Exploring the thermal transformations of glucosamine-functionalized graphene oxide aimed at controlled fabrication of polycrystalline ceramic-graphene composites

Abstract

Graphene oxide is commonly used as a precursor to graphene in ceramic-matrix composites, as it can be thermally reduced to reduced graphene oxide (r-GO) at much lower temperatures than those required for sintering of the ceramic materials. In wet forming methods, dispersibility of graphene oxide in aqueous medium can be enhanced through surface modification.

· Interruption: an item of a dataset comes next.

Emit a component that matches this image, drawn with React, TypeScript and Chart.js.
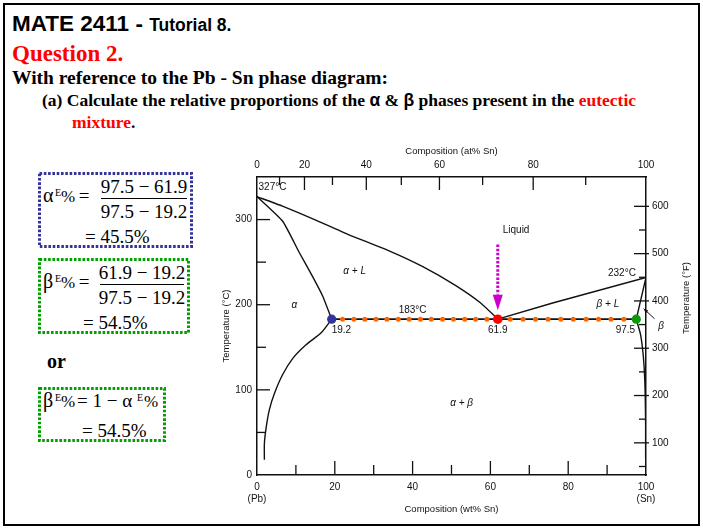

In this study, thermogravimetry and differential thermal analysis coupled to mass spectrometry (TG/DTA-MS) were applied to analyze the thermal transformations of glucosamine-functionalized graphene oxide (GO) compared to non-functionalized GO, both of which are key components in the fabrication of ceramic-graphene composites. Measurements were conducted under two different atmospheres: air and argon, to assess the influence of oxidative and inert environments on thermal stability and decomposition processes. Mass spectrometry (MS) enabled the identification of gaseous by-products released during decomposition. The combined TG/DTA-MS technique provided valuable insights into the thermal stability, volatile emissions, and potential environmental impact of the analyzed samples. The paper also describes the advances in thermal analysis, showing the wide range of programming possibilities and sample loading. This integrated approach is essential for optimizing the sintering process of composite materials, exemplified by ZrO₂-graphene composites. Additionally, the paper highlights several applications of TG-MS in ceramics manufacturing, including additive manufacturing and colloidal processing. The different possibilities of measurement data processing are also presented.